Written problem ::
Select the lines that contain "matplotlib" and copy each of them.

Dataset excerpt ::

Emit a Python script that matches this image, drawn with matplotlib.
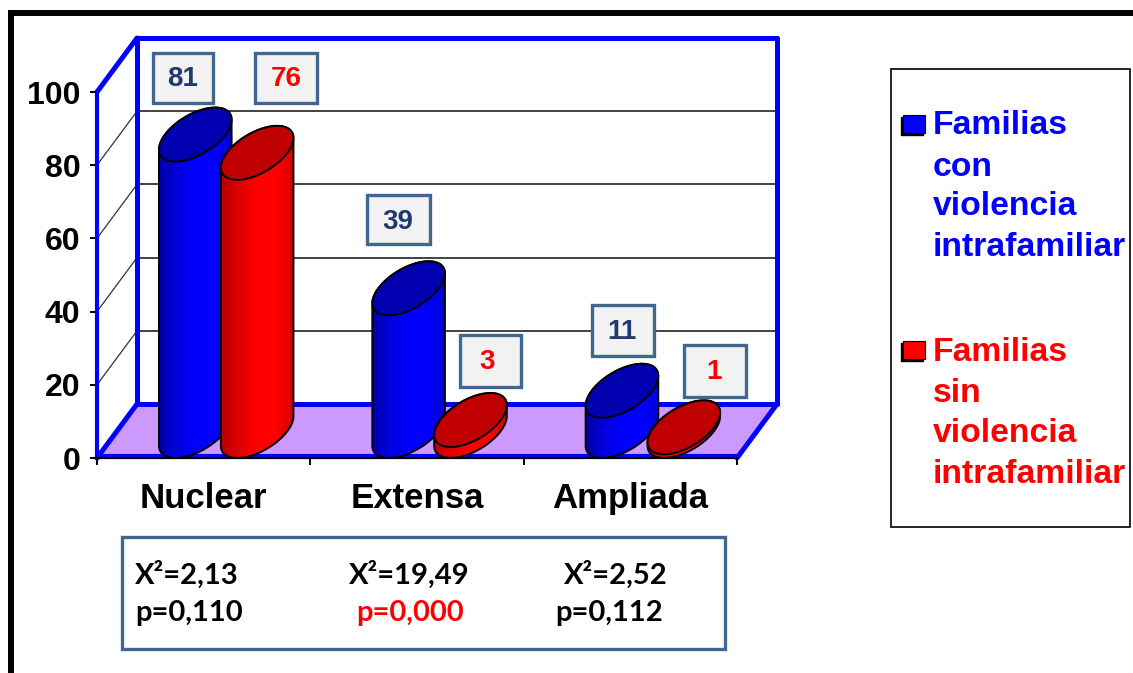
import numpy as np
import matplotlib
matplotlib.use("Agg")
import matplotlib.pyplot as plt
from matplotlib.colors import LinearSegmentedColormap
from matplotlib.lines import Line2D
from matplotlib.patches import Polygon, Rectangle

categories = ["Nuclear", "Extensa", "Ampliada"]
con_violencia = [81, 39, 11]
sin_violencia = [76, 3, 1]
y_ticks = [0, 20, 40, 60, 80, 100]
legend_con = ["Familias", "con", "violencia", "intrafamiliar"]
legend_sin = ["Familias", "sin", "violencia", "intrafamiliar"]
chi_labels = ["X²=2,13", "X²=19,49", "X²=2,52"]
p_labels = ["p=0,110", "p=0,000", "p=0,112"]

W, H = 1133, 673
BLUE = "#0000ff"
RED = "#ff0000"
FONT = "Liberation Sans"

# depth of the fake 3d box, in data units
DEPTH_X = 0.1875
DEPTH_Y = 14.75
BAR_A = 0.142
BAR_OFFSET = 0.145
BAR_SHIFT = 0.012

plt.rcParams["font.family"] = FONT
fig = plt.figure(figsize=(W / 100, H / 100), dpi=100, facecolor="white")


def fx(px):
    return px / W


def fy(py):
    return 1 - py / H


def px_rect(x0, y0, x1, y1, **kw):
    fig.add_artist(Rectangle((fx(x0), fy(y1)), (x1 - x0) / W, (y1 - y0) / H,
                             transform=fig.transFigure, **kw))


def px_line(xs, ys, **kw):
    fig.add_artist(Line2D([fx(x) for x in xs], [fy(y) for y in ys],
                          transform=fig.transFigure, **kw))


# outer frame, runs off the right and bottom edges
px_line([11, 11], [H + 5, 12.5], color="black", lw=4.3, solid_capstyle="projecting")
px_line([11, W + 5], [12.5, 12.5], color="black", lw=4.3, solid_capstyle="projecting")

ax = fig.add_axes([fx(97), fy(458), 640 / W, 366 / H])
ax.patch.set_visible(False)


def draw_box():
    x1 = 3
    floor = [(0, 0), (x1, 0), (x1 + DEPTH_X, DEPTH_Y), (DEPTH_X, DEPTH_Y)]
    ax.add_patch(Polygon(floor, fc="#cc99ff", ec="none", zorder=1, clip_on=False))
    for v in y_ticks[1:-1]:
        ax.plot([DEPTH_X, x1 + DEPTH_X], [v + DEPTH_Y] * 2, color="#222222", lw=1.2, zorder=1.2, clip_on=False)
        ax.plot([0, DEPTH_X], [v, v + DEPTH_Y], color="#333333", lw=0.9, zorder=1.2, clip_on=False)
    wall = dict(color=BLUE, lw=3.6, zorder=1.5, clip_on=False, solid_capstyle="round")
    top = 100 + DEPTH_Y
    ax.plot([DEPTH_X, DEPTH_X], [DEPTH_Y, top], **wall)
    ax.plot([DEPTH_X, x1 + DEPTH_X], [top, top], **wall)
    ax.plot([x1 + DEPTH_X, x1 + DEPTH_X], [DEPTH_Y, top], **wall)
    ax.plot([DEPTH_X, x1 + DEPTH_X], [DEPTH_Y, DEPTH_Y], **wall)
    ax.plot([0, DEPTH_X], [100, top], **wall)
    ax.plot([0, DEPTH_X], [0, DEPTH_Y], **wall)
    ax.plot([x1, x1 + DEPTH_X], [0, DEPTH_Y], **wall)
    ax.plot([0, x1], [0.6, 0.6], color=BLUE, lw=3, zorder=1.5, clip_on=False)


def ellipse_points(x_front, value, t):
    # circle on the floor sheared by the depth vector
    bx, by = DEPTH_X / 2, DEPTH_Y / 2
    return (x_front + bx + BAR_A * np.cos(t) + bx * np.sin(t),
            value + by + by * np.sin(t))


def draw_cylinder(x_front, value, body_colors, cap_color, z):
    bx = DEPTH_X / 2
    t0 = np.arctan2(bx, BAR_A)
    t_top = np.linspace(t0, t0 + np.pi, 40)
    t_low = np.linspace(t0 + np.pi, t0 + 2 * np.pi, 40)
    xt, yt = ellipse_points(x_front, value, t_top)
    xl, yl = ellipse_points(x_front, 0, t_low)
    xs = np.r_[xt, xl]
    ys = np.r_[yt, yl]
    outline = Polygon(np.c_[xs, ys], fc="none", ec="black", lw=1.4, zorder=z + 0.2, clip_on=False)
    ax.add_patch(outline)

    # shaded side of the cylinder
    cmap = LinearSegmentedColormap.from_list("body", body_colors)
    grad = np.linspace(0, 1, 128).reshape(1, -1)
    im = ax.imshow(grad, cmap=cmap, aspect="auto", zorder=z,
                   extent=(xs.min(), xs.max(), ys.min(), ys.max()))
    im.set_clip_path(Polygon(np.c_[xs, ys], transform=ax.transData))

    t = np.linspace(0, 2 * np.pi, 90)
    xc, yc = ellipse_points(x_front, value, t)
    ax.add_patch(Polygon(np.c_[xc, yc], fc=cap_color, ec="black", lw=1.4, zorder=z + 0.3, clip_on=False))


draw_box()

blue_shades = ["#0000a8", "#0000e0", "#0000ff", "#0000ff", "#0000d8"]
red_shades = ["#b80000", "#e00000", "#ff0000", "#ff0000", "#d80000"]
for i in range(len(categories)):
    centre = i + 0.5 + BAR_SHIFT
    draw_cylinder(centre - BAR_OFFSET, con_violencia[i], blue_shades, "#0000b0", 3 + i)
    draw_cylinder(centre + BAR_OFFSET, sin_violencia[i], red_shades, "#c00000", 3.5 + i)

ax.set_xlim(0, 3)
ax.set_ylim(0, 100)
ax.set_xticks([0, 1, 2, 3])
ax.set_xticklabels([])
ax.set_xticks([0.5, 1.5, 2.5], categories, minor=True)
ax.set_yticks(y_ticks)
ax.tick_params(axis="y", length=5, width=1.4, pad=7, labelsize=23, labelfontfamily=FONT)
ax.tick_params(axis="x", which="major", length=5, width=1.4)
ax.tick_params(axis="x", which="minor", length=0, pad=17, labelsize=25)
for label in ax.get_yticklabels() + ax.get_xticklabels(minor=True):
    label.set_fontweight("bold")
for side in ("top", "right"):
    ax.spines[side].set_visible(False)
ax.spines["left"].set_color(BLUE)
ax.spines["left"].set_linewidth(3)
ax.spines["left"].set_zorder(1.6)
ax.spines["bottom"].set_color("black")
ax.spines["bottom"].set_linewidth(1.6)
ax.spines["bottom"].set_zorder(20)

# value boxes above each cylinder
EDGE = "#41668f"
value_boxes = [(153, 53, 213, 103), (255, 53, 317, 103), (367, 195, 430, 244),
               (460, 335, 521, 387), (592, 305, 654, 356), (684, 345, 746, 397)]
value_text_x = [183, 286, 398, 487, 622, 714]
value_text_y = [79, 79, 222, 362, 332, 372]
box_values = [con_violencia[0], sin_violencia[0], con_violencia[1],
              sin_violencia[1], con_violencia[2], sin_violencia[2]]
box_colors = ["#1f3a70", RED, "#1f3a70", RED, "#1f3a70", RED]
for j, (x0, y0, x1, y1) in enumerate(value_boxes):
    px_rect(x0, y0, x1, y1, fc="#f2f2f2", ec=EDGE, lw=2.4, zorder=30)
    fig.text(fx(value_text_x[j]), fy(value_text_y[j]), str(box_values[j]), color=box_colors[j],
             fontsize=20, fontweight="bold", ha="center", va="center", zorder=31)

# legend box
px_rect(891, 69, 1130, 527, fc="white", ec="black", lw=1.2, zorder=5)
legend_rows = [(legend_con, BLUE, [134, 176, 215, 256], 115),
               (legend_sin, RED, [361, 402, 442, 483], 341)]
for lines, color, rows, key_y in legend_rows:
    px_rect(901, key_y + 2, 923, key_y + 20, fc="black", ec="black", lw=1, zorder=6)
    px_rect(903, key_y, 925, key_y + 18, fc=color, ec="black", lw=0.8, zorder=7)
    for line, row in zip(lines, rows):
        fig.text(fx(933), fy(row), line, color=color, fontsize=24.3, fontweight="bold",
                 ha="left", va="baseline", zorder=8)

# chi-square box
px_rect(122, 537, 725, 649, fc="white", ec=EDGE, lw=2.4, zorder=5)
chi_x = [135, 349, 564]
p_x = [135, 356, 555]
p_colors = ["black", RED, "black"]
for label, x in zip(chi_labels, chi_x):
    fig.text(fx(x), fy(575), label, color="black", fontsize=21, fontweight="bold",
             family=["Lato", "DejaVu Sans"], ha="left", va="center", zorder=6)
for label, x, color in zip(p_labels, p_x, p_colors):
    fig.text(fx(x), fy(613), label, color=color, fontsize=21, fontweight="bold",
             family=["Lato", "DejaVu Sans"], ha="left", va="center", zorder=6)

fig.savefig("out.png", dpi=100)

Written solution ::
Emit a Python script that matches this image, drawn with matplotlib.
import matplotlib
matplotlib.use("Agg")
import matplotlib.pyplot as plt
from matplotlib.colors import LinearSegmentedColormap
from matplotlib.lines import Line2D
from matplotlib.patches import Polygon, Rectangle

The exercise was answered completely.